Data section »

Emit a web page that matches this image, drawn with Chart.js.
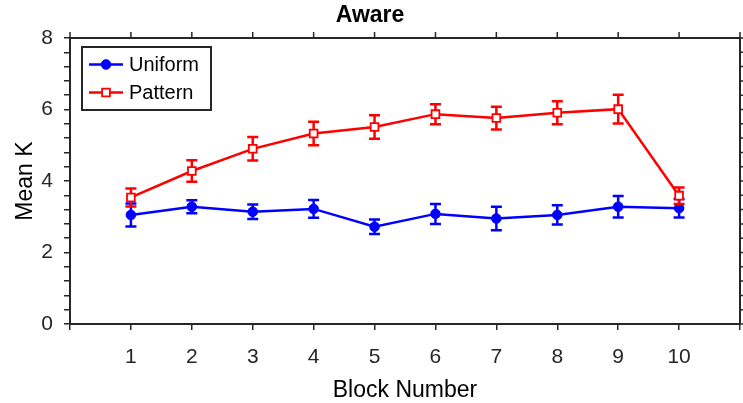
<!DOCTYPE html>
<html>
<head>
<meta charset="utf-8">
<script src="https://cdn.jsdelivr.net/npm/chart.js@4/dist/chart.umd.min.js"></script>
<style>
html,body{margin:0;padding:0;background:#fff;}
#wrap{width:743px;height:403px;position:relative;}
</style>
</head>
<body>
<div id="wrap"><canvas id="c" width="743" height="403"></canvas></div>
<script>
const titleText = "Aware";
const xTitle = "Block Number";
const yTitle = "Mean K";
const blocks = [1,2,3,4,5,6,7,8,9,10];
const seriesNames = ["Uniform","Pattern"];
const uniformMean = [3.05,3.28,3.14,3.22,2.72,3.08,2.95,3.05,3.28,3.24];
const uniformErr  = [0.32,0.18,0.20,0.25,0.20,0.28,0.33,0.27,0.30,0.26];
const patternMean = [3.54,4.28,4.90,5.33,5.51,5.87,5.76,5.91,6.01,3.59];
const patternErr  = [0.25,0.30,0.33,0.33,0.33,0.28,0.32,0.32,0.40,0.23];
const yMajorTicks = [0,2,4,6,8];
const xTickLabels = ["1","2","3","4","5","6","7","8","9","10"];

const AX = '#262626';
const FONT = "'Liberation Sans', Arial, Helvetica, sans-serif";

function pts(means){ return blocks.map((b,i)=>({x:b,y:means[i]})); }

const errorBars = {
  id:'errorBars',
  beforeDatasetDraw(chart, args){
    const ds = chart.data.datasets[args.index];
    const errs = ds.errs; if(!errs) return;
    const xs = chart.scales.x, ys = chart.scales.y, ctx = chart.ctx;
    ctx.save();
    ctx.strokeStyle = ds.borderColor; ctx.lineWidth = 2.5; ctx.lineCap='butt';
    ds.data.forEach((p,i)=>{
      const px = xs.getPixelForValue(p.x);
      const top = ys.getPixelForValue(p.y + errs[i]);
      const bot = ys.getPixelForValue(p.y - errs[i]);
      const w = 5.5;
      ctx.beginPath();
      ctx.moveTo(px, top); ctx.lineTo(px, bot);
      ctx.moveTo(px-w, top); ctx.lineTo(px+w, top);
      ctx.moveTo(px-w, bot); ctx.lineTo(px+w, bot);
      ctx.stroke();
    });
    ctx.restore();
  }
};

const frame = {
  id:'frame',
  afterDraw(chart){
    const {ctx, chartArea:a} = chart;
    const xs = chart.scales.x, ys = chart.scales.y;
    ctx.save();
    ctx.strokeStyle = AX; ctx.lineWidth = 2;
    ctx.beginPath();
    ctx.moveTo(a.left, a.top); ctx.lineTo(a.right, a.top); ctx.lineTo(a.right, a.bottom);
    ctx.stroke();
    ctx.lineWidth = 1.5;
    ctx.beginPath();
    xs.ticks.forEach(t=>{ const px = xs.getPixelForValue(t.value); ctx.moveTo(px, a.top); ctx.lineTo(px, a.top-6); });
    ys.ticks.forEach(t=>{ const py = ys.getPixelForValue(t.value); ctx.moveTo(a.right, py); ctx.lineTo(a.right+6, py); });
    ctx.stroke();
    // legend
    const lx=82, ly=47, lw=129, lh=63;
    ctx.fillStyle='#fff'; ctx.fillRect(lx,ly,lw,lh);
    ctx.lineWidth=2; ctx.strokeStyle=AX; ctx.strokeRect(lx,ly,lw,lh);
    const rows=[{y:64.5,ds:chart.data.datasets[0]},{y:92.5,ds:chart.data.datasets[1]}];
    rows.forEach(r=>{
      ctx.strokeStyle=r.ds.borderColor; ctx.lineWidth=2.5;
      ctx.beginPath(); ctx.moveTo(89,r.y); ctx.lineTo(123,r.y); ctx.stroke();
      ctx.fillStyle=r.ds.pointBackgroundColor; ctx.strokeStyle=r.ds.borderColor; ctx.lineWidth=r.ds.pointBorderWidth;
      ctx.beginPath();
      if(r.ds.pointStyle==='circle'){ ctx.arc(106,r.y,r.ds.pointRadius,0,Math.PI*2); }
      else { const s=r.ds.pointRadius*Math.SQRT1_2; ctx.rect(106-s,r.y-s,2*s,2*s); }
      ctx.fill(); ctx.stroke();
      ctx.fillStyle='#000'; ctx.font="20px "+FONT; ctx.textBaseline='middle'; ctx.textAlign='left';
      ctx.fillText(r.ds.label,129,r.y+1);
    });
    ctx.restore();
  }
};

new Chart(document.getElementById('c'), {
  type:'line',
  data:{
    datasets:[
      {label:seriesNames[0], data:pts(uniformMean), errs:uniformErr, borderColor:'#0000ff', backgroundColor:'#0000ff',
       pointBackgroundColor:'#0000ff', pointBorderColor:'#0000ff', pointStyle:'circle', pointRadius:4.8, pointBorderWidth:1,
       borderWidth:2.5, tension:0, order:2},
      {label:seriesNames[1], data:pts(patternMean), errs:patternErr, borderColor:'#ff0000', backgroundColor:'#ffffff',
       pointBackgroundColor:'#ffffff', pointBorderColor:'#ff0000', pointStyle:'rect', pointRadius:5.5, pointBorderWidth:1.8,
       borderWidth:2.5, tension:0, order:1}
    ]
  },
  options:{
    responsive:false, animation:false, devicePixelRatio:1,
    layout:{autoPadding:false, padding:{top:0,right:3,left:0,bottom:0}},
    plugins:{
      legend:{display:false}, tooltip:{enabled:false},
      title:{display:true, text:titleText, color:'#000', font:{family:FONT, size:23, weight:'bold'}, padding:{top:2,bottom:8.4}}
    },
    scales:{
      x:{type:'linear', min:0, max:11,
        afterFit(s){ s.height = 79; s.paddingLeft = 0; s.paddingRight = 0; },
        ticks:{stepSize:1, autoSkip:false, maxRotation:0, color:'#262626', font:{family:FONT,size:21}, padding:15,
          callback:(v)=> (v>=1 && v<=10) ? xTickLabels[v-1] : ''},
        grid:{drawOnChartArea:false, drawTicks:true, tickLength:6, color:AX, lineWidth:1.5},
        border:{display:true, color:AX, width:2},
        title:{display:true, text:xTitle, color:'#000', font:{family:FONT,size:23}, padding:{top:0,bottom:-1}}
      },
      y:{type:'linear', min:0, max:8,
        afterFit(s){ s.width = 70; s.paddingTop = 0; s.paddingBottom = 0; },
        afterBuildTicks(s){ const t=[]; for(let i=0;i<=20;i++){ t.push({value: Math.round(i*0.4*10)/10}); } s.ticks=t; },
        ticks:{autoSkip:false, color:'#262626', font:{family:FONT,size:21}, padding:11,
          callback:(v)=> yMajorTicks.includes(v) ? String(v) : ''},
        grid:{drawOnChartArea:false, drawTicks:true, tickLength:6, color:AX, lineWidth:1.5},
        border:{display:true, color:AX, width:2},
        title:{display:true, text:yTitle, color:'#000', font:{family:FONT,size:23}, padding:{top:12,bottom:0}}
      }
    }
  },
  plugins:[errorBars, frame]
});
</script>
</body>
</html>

Your goal » Return the material exactly as given, apart from the pictures.

The result »
Emit a web page that matches this image, drawn with Chart.js.
<!DOCTYPE html>
<html>
<head>
<meta charset="utf-8">
<script src="https://cdn.jsdelivr.net/npm/chart.js@4/dist/chart.umd.min.js"></script>
<style>
html,body{margin:0;padding:0;background:#fff;}
#wrap{width:743px;height:403px;position:relative;}
</style>
</head>
<body>
<div id="wrap"><canvas id="c" width="743" height="403"></canvas></div>
<script>
const titleText = "Aware";
const xTitle = "Block Number";
const yTitle = "Mean K";
const blocks = [1,2,3,4,5,6,7,8,9,10];
const seriesNames = ["Uniform","Pattern"];
const uniformMean = [3.05,3.28,3.14,3.22,2.72,3.08,2.95,3.05,3.28,3.24];
const uniformErr  = [0.32,0.18,0.20,0.25,0.20,0.28,0.33,0.27,0.30,0.26];
const patternMean = [3.54,4.28,4.90,5.33,5.51,5.87,5.76,5.91,6.01,3.59];
const patternErr  = [0.25,0.30,0.33,0.33,0.33,0.28,0.32,0.32,0.40,0.23];
const yMajorTicks = [0,2,4,6,8];
const xTickLabels = ["1","2","3","4","5","6","7","8","9","10"];

const AX = '#262626';
const FONT = "'Liberation Sans', Arial, Helvetica, sans-serif";

function pts(means){ return blocks.map((b,i)=>({x:b,y:means[i]})); }

const errorBars = {
  id:'errorBars',
  beforeDatasetDraw(chart, args){
    const ds = chart.data.datasets[args.index];
    const errs = ds.errs; if(!errs) return;
    const xs = chart.scales.x, ys = chart.scales.y, ctx = chart.ctx;
    ctx.save();
    ctx.strokeStyle = ds.borderColor; ctx.lineWidth = 2.5; ctx.lineCap='butt';
    ds.data.forEach((p,i)=>{
      const px = xs.getPixelForValue(p.x);
      const top = ys.getPixelForValue(p.y + errs[i]);
      const bot = ys.getPixelForValue(p.y - errs[i]);
      const w = 5.5;
      ctx.beginPath();
      ctx.moveTo(px, top); ctx.lineTo(px, bot);
      ctx.moveTo(px-w, top); ctx.lineTo(px+w, top);
      ctx.moveTo(px-w, bot); ctx.lineTo(px+w, bot);
      ctx.stroke();
    });
    ctx.restore();
  }
};

const frame = {
  id:'frame',
  afterDraw(chart){
    const {ctx, chartArea:a} = chart;
    const xs = chart.scales.x, ys = chart.scales.y;
    ctx.save();
    ctx.strokeStyle = AX; ctx.lineWidth = 2;
    ctx.beginPath();
    ctx.moveTo(a.left, a.top); ctx.lineTo(a.right, a.top); ctx.lineTo(a.right, a.bottom);
    ctx.stroke();
    ctx.lineWidth = 1.5;
    ctx.beginPath();
    xs.ticks.forEach(t=>{ const px = xs.getPixelForValue(t.value); ctx.moveTo(px, a.top); ctx.lineTo(px, a.top-6); });
    ys.ticks.forEach(t=>{ const py = ys.getPixelForValue(t.value); ctx.moveTo(a.right, py); ctx.lineTo(a.right+6, py); });
    ctx.stroke();
    // legend
    const lx=82, ly=47, lw=129, lh=63;
    ctx.fillStyle='#fff'; ctx.fillRect(lx,ly,lw,lh);
    ctx.lineWidth=2; ctx.strokeStyle=AX; ctx.strokeRect(lx,ly,lw,lh);
    const rows=[{y:64.5,ds:chart.data.datasets[0]},{y:92.5,ds:chart.data.datasets[1]}];
    rows.forEach(r=>{
      ctx.strokeStyle=r.ds.borderColor; ctx.lineWidth=2.5;
      ctx.beginPath(); ctx.moveTo(89,r.y); ctx.lineTo(123,r.y); ctx.stroke();
      ctx.fillStyle=r.ds.pointBackgroundColor; ctx.strokeStyle=r.ds.borderColor; ctx.lineWidth=r.ds.pointBorderWidth;
      ctx.beginPath();
      if(r.ds.pointStyle==='circle'){ ctx.arc(106,r.y,r.ds.pointRadius,0,Math.PI*2); }
      else { const s=r.ds.pointRadius*Math.SQRT1_2; ctx.rect(106-s,r.y-s,2*s,2*s); }
      ctx.fill(); ctx.stroke();
      ctx.fillStyle='#000'; ctx.font="20px "+FONT; ctx.textBaseline='middle'; ctx.textAlign='left';
      ctx.fillText(r.ds.label,129,r.y+1);
    });
    ctx.restore();
  }
};

new Chart(document.getElementById('c'), {
  type:'line',
  data:{
    datasets:[
      {label:seriesNames[0], data:pts(uniformMean), errs:uniformErr, borderColor:'#0000ff', backgroundColor:'#0000ff',
       pointBackgroundColor:'#0000ff', pointBorderColor:'#0000ff', pointStyle:'circle', pointRadius:4.8, pointBorderWidth:1,
       borderWidth:2.5, tension:0, order:2},
      {label:seriesNames[1], data:pts(patternMean), errs:patternErr, borderColor:'#ff0000', backgroundColor:'#ffffff',
       pointBackgroundColor:'#ffffff', pointBorderColor:'#ff0000', pointStyle:'rect', pointRadius:5.5, pointBorderWidth:1.8,
       borderWidth:2.5, tension:0, order:1}
    ]
  },
  options:{
    responsive:false, animation:false, devicePixelRatio:1,
    layout:{autoPadding:false, padding:{top:0,right:3,left:0,bottom:0}},
    plugins:{
      legend:{display:false}, tooltip:{enabled:false},
      title:{display:true, text:titleText, color:'#000', font:{family:FONT, size:23, weight:'bold'}, padding:{top:2,bottom:8.4}}
    },
    scales:{
      x:{type:'linear', min:0, max:11,
        afterFit(s){ s.height = 79; s.paddingLeft = 0; s.paddingRight = 0; },
        ticks:{stepSize:1, autoSkip:false, maxRotation:0, color:'#262626', font:{family:FONT,size:21}, padding:15,
          callback:(v)=> (v>=1 && v<=10) ? xTickLabels[v-1] : ''},
        grid:{drawOnChartArea:false, drawTicks:true, tickLength:6, color:AX, lineWidth:1.5},
        border:{display:true, color:AX, width:2},
        title:{display:true, text:xTitle, color:'#000', font:{family:FONT,size:23}, padding:{top:0,bottom:-1}}
      },
      y:{type:'linear', min:0, max:8,
        afterFit(s){ s.width = 70; s.paddingTop = 0; s.paddingBottom = 0; },
        afterBuildTicks(s){ const t=[]; for(let i=0;i<=20;i++){ t.push({value: Math.round(i*0.4*10)/10}); } s.ticks=t; },
        ticks:{autoSkip:false, color:'#262626', font:{family:FONT,size:21}, padding:11,
          callback:(v)=> yMajorTicks.includes(v) ? String(v) : ''},
        grid:{drawOnChartArea:false, drawTicks:true, tickLength:6, color:AX, lineWidth:1.5},
        border:{display:true, color:AX, width:2},
        title:{display:true, text:yTitle, color:'#000', font:{family:FONT,size:23}, padding:{top:12,bottom:0}}
      }
    }
  },
  plugins:[errorBars, frame]
});
</script>
</body>
</html>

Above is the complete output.